▼

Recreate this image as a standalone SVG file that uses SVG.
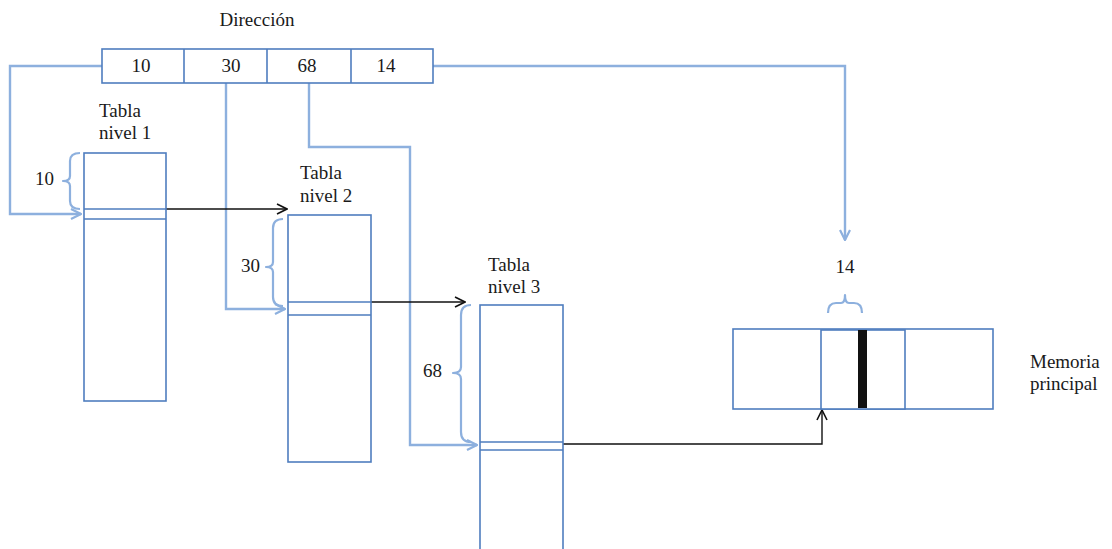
<svg xmlns="http://www.w3.org/2000/svg" width="1112" height="549" viewBox="0 0 1112 549">
  <style>
    text { font-family: "Liberation Serif", "Times New Roman", serif; font-size: 19px; fill: #1a1a1a; }
    .box { fill: #ffffff; stroke: #4f7dbf; stroke-width: 1.6; }
    .div { fill: none; stroke: #4f7dbf; stroke-width: 1.6; }
    .link { fill: none; stroke: #8db0de; stroke-width: 2.4; }
    .brace { fill: none; stroke: #8db0de; stroke-width: 2.2; stroke-linejoin: round; }
    .ptr { fill: none; stroke: #111111; stroke-width: 1.4; }
  </style>
  <defs>
    <marker id="headBlack" viewBox="0 0 12 12" refX="11" refY="6" markerWidth="12" markerHeight="12" markerUnits="userSpaceOnUse" orient="auto">
      <path d="M1,1 L11,6 L1,11" fill="none" stroke="#111111" stroke-width="1.6"/>
    </marker>
    <marker id="headBlue" viewBox="0 0 12 12" refX="11" refY="6" markerWidth="12" markerHeight="12" markerUnits="userSpaceOnUse" orient="auto">
      <path d="M1,1 L11,6 L1,11" fill="none" stroke="#8db0de" stroke-width="2.2"/>
    </marker>
  </defs>

  <rect width="1112" height="549" fill="#ffffff"/>

  <!-- connectors -->
  <g id="connectors">
    <!-- address fields to their tables / memory -->
    <path class="link" d="M102,66 H10 V214 H81" marker-end="url(#headBlue)"/>
    <path class="link" d="M226,83 V309 H285" marker-end="url(#headBlue)"/>
    <path class="link" d="M309,83 V147 H410 V445 H477" marker-end="url(#headBlue)"/>
    <path class="link" d="M433,66 H845 V240" marker-end="url(#headBlue)"/>
    <!-- table entries pointing to next level -->
    <path class="ptr" d="M162,209 H287" marker-end="url(#headBlack)"/>
    <path class="ptr" d="M354,302 H465" marker-end="url(#headBlack)"/>
    <path class="ptr" d="M563,444 H822 V410" marker-end="url(#headBlack)"/>
  </g>

  <!-- virtual address -->
  <g id="direccion">
    <text x="257" y="26" text-anchor="middle">Dirección</text>
    <rect class="box" x="102" y="49" width="331" height="34"/>
    <path class="div" d="M184,49 V83 M267,49 V83 M351,49 V83"/>
    <text x="141" y="72" text-anchor="middle">10</text>
    <text x="231" y="72" text-anchor="middle">30</text>
    <text x="307" y="72" text-anchor="middle">68</text>
    <text x="386" y="72" text-anchor="middle">14</text>
  </g>

  <!-- level 1 table -->
  <g id="tabla1">
    <text x="99" y="117">Tabla</text>
    <text x="99" y="139">nivel 1</text>
    <rect class="box" x="84" y="153" width="82" height="248"/>
    <path class="div" d="M84,209 H166 M84,219 H166"/>
    <path class="brace" d="M80,153 Q70,153 70,161 V176 Q70,181 63,181 Q70,181 70,186 V201 Q70,209 80,209"/>
    <text x="35" y="185">10</text>
  </g>

  <!-- level 2 table -->
  <g id="tabla2">
    <text x="300" y="179">Tabla</text>
    <text x="300" y="202">nivel 2</text>
    <rect class="box" x="288" y="215" width="83" height="247"/>
    <path class="div" d="M288,302 H371 M288,315 H371"/>
    <path class="brace" d="M283,219 Q273,219 273,228 V262 Q273,267 266,267 Q273,267 273,272 V297 Q273,306 283,306"/>
    <text x="241" y="272">30</text>
  </g>

  <!-- level 3 table -->
  <g id="tabla3">
    <text x="488" y="271">Tabla</text>
    <text x="488" y="293">nivel 3</text>
    <rect class="box" x="480" y="305" width="83" height="250"/>
    <path class="div" d="M480,442 H563 M480,450 H563"/>
    <path class="brace" d="M471,305 Q461,305 461,315 V367 Q461,373 453,373 Q461,373 461,379 V432 Q461,442 471,442"/>
    <text x="423" y="377">68</text>
  </g>

  <!-- main memory -->
  <g id="memoria">
    <text x="845" y="273" text-anchor="middle">14</text>
    <path class="brace" d="M828,313 Q828,303 836,303 H841 Q845,303 845,295 Q845,303 849,303 H854 Q862,303 862,313"/>
    <rect class="box" x="733" y="329" width="260" height="80"/>
    <rect class="box" x="821" y="330" width="84" height="79" stroke-width="2"/>
    <rect x="858" y="330" width="9" height="78" fill="#111111"/>
    <text x="1030" y="368">Memoria</text>
    <text x="1030" y="390">principal</text>
  </g>
</svg>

▲

INSTRUCTIONS FOR THE TASK: Without the pictures, copy the material exactly as given.

EXERCISE RESULT:
Recreate this image as a standalone SVG file that uses SVG.
<svg xmlns="http://www.w3.org/2000/svg" width="1112" height="549" viewBox="0 0 1112 549">
  <style>
    text { font-family: "Liberation Serif", "Times New Roman", serif; font-size: 19px; fill: #1a1a1a; }
    .box { fill: #ffffff; stroke: #4f7dbf; stroke-width: 1.6; }
    .div { fill: none; stroke: #4f7dbf; stroke-width: 1.6; }
    .link { fill: none; stroke: #8db0de; stroke-width: 2.4; }
    .brace { fill: none; stroke: #8db0de; stroke-width: 2.2; stroke-linejoin: round; }
    .ptr { fill: none; stroke: #111111; stroke-width: 1.4; }
  </style>
  <defs>
    <marker id="headBlack" viewBox="0 0 12 12" refX="11" refY="6" markerWidth="12" markerHeight="12" markerUnits="userSpaceOnUse" orient="auto">
      <path d="M1,1 L11,6 L1,11" fill="none" stroke="#111111" stroke-width="1.6"/>
    </marker>
    <marker id="headBlue" viewBox="0 0 12 12" refX="11" refY="6" markerWidth="12" markerHeight="12" markerUnits="userSpaceOnUse" orient="auto">
      <path d="M1,1 L11,6 L1,11" fill="none" stroke="#8db0de" stroke-width="2.2"/>
    </marker>
  </defs>

  <rect width="1112" height="549" fill="#ffffff"/>

  <!-- connectors -->
  <g id="connectors">
    <!-- address fields to their tables / memory -->
    <path class="link" d="M102,66 H10 V214 H81" marker-end="url(#headBlue)"/>
    <path class="link" d="M226,83 V309 H285" marker-end="url(#headBlue)"/>
    <path class="link" d="M309,83 V147 H410 V445 H477" marker-end="url(#headBlue)"/>
    <path class="link" d="M433,66 H845 V240" marker-end="url(#headBlue)"/>
    <!-- table entries pointing to next level -->
    <path class="ptr" d="M162,209 H287" marker-end="url(#headBlack)"/>
    <path class="ptr" d="M354,302 H465" marker-end="url(#headBlack)"/>
    <path class="ptr" d="M563,444 H822 V410" marker-end="url(#headBlack)"/>
  </g>

  <!-- virtual address -->
  <g id="direccion">
    <text x="257" y="26" text-anchor="middle">Dirección</text>
    <rect class="box" x="102" y="49" width="331" height="34"/>
    <path class="div" d="M184,49 V83 M267,49 V83 M351,49 V83"/>
    <text x="141" y="72" text-anchor="middle">10</text>
    <text x="231" y="72" text-anchor="middle">30</text>
    <text x="307" y="72" text-anchor="middle">68</text>
    <text x="386" y="72" text-anchor="middle">14</text>
  </g>

  <!-- level 1 table -->
  <g id="tabla1">
    <text x="99" y="117">Tabla</text>
    <text x="99" y="139">nivel 1</text>
    <rect class="box" x="84" y="153" width="82" height="248"/>
    <path class="div" d="M84,209 H166 M84,219 H166"/>
    <path class="brace" d="M80,153 Q70,153 70,161 V176 Q70,181 63,181 Q70,181 70,186 V201 Q70,209 80,209"/>
    <text x="35" y="185">10</text>
  </g>

  <!-- level 2 table -->
  <g id="tabla2">
    <text x="300" y="179">Tabla</text>
    <text x="300" y="202">nivel 2</text>
    <rect class="box" x="288" y="215" width="83" height="247"/>
    <path class="div" d="M288,302 H371 M288,315 H371"/>
    <path class="brace" d="M283,219 Q273,219 273,228 V262 Q273,267 266,267 Q273,267 273,272 V297 Q273,306 283,306"/>
    <text x="241" y="272">30</text>
  </g>

  <!-- level 3 table -->
  <g id="tabla3">
    <text x="488" y="271">Tabla</text>
    <text x="488" y="293">nivel 3</text>
    <rect class="box" x="480" y="305" width="83" height="250"/>
    <path class="div" d="M480,442 H563 M480,450 H563"/>
    <path class="brace" d="M471,305 Q461,305 461,315 V367 Q461,373 453,373 Q461,373 461,379 V432 Q461,442 471,442"/>
    <text x="423" y="377">68</text>
  </g>

  <!-- main memory -->
  <g id="memoria">
    <text x="845" y="273" text-anchor="middle">14</text>
    <path class="brace" d="M828,313 Q828,303 836,303 H841 Q845,303 845,295 Q845,303 849,303 H854 Q862,303 862,313"/>
    <rect class="box" x="733" y="329" width="260" height="80"/>
    <rect class="box" x="821" y="330" width="84" height="79" stroke-width="2"/>
    <rect x="858" y="330" width="9" height="78" fill="#111111"/>
    <text x="1030" y="368">Memoria</text>
    <text x="1030" y="390">principal</text>
  </g>
</svg>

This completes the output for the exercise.